» **Request**:
Any pictures in the records below must be left out when you repeat the lines from the line containing "Write the SVG code for this diagram." through the line containing "post, conditional-get, commands...</text>" exactly.

(Data entries)

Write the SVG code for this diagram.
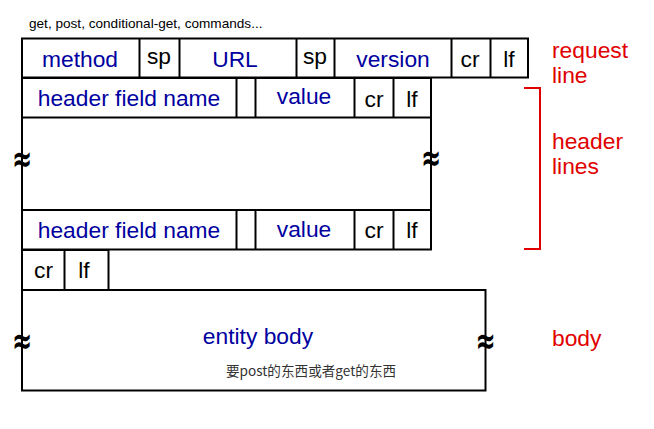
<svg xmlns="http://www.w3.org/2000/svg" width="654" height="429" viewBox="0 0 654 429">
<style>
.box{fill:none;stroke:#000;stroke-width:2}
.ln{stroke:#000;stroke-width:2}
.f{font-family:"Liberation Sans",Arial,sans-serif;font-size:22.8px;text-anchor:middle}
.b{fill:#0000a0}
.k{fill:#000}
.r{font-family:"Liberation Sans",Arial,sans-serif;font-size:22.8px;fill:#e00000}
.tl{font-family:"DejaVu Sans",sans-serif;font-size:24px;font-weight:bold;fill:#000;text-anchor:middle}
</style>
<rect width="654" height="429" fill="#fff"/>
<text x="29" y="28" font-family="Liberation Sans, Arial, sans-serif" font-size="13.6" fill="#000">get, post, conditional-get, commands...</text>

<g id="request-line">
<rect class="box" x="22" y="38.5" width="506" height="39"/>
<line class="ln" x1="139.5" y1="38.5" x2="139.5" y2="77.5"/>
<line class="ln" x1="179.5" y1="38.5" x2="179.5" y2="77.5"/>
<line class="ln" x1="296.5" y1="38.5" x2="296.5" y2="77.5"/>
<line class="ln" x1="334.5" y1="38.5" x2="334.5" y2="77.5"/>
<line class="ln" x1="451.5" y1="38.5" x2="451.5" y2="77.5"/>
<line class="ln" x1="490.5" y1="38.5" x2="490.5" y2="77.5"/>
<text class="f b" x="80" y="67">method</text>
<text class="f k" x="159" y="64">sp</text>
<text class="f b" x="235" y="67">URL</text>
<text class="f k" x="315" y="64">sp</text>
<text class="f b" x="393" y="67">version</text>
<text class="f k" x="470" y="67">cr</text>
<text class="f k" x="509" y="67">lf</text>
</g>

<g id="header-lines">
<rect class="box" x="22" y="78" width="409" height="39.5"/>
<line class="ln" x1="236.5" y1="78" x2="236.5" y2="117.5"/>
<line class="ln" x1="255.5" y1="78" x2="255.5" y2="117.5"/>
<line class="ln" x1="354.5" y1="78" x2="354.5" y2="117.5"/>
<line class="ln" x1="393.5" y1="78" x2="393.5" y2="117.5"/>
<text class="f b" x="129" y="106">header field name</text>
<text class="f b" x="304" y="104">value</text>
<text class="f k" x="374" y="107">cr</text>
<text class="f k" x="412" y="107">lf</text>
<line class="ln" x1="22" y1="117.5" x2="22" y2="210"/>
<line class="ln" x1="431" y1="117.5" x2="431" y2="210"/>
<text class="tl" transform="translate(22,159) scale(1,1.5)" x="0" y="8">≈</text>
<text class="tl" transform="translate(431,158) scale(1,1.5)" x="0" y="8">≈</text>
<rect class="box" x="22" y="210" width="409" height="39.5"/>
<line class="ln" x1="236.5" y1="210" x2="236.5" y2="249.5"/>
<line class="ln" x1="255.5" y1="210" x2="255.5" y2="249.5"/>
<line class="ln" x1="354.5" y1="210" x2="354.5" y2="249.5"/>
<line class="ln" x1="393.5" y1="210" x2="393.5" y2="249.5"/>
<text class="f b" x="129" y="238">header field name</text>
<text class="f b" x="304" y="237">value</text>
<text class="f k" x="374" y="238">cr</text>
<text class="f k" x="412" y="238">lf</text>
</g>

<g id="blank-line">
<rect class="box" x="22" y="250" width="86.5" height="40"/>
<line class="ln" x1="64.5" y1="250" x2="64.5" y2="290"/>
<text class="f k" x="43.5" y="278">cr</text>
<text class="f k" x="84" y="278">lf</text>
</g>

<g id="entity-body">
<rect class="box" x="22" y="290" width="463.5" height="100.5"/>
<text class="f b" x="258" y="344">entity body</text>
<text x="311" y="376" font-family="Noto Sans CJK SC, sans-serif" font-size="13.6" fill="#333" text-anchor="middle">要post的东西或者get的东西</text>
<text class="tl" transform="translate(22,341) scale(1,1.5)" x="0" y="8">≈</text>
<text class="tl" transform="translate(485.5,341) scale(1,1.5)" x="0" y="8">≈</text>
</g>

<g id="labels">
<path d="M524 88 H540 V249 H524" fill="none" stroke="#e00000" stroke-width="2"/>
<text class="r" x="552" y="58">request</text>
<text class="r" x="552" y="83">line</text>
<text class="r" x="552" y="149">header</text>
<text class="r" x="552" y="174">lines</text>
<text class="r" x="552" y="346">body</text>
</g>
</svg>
==
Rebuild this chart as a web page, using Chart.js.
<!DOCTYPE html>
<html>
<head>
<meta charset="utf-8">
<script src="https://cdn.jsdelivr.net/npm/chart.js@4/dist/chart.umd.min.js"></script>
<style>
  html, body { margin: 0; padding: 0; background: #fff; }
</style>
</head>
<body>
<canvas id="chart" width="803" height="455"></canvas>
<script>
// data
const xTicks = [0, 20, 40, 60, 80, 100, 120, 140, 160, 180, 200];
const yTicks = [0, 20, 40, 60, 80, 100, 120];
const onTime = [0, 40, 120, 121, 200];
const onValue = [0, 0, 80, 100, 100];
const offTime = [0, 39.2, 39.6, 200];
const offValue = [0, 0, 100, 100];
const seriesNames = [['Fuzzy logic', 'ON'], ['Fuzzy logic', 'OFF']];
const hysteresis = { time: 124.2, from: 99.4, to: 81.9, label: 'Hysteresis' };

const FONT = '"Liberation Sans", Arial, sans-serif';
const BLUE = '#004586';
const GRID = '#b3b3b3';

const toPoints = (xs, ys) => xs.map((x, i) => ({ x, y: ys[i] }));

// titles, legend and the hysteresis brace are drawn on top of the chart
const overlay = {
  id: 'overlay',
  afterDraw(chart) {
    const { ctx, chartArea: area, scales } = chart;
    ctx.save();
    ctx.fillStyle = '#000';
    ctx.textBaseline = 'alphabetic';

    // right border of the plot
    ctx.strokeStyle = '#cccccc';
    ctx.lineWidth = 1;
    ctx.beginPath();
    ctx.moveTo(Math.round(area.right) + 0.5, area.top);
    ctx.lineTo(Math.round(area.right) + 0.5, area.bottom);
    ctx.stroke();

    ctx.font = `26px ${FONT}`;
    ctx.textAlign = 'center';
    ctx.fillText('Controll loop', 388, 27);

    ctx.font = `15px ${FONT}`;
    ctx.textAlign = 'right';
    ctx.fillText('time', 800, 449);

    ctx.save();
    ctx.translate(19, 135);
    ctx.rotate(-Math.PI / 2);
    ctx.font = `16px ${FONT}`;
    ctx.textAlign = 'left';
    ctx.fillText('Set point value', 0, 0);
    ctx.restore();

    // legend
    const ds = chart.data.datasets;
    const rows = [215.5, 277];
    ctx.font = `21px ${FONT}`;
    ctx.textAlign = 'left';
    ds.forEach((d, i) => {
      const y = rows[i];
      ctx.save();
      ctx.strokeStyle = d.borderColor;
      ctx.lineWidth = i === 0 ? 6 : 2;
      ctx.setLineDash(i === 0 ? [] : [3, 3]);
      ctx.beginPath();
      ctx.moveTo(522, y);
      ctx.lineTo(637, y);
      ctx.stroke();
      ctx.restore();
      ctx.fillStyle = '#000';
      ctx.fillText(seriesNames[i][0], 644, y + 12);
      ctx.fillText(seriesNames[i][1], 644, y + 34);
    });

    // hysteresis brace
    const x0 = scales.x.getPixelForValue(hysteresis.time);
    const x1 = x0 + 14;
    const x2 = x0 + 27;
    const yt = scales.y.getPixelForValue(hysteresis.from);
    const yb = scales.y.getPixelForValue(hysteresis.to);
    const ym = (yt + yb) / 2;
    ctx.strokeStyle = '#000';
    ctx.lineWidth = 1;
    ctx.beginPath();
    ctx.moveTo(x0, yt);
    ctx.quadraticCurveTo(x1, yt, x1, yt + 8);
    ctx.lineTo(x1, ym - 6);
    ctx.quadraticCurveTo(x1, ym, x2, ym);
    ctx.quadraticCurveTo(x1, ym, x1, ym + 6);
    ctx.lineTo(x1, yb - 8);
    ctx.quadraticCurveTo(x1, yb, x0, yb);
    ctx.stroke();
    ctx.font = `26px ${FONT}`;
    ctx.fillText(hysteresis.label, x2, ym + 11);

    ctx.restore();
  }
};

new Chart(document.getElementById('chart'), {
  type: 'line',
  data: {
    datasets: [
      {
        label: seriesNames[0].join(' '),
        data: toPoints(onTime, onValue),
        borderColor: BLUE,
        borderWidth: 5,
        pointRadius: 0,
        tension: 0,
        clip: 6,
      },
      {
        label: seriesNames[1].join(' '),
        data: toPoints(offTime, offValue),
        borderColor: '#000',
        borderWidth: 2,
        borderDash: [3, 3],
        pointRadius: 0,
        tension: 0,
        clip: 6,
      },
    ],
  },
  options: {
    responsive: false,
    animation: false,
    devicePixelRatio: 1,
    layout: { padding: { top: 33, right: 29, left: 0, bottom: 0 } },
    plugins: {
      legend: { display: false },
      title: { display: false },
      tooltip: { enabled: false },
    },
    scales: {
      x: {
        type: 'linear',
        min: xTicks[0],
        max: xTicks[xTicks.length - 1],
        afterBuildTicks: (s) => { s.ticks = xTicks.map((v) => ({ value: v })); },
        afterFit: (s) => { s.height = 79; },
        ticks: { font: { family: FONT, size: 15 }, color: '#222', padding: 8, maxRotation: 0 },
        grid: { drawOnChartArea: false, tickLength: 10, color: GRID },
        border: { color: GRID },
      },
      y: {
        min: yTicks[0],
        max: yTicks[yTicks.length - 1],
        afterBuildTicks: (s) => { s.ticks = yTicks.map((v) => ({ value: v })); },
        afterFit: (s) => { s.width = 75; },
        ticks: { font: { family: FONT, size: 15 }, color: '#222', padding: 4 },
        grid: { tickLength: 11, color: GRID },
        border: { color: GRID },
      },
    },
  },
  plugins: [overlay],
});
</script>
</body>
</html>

» **Output**:
Write the SVG code for this diagram.
<svg xmlns="http://www.w3.org/2000/svg" width="654" height="429" viewBox="0 0 654 429">
<style>
.box{fill:none;stroke:#000;stroke-width:2}
.ln{stroke:#000;stroke-width:2}
.f{font-family:"Liberation Sans",Arial,sans-serif;font-size:22.8px;text-anchor:middle}
.b{fill:#0000a0}
.k{fill:#000}
.r{font-family:"Liberation Sans",Arial,sans-serif;font-size:22.8px;fill:#e00000}
.tl{font-family:"DejaVu Sans",sans-serif;font-size:24px;font-weight:bold;fill:#000;text-anchor:middle}
</style>
<rect width="654" height="429" fill="#fff"/>
<text x="29" y="28" font-family="Liberation Sans, Arial, sans-serif" font-size="13.6" fill="#000">get, post, conditional-get, commands...</text>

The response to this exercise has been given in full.